Gather the lines below that include the string "this", copying each in full.

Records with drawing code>
----------------------------------------

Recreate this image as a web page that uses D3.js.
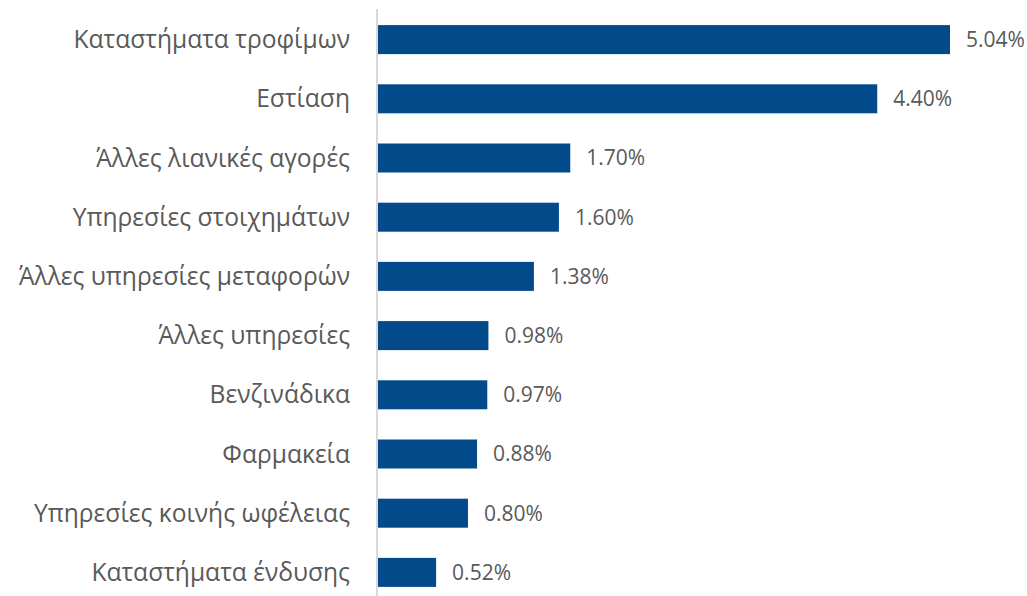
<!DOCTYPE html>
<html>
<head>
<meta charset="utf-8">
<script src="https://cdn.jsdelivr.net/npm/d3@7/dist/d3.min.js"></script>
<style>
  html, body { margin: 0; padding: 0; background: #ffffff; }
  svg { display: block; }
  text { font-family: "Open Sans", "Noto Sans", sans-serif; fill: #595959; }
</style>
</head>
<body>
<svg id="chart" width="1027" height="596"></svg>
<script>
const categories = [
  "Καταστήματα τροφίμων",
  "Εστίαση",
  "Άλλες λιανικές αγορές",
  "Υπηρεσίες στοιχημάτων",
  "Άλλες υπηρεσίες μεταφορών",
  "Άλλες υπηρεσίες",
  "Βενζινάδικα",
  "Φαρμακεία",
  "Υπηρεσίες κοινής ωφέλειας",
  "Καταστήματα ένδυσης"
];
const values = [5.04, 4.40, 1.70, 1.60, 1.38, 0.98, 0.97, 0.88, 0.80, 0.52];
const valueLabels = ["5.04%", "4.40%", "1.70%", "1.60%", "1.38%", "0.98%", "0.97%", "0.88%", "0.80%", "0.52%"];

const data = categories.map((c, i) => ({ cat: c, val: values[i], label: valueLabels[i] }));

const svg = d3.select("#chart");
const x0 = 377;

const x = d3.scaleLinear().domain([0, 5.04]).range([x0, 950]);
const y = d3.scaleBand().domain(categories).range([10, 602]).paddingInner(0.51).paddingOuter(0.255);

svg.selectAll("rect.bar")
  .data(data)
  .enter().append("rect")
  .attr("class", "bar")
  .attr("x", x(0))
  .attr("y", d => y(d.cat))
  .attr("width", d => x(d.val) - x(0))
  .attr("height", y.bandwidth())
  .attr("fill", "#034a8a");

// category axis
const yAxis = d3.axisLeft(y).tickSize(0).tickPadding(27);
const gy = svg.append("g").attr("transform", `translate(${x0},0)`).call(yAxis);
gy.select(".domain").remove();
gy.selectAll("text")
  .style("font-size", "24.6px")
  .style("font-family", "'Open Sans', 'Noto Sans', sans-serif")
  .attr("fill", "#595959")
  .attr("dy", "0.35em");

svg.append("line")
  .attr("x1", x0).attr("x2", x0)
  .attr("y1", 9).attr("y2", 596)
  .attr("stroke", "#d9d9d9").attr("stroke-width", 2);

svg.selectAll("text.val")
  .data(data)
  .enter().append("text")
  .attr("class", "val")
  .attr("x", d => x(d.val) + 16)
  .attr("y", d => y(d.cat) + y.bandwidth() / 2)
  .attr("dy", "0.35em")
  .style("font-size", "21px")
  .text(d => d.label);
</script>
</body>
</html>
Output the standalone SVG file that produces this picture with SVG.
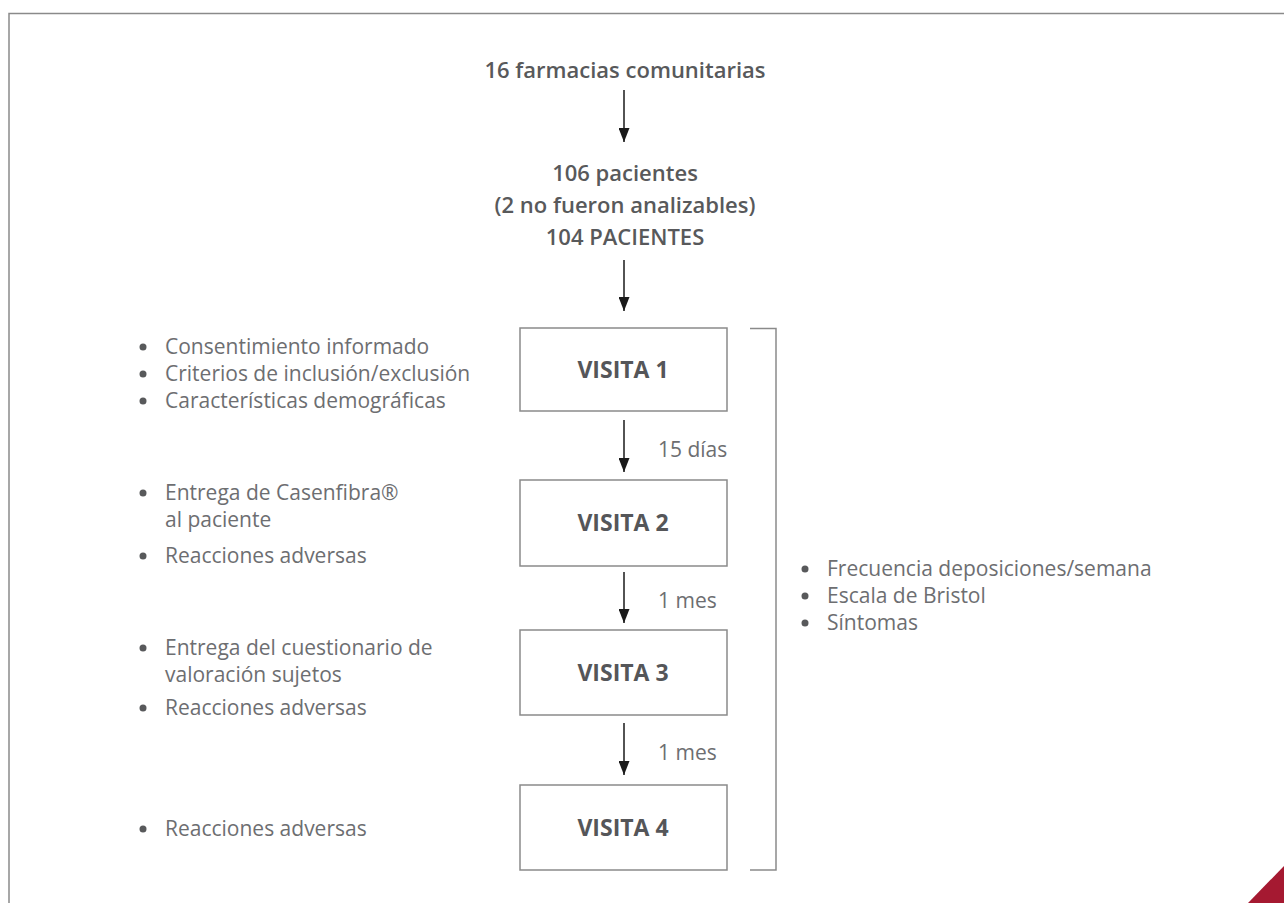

----------------------------------------

The completed task>
Recreate this image as a web page that uses D3.js.
Output the standalone SVG file that produces this picture with SVG.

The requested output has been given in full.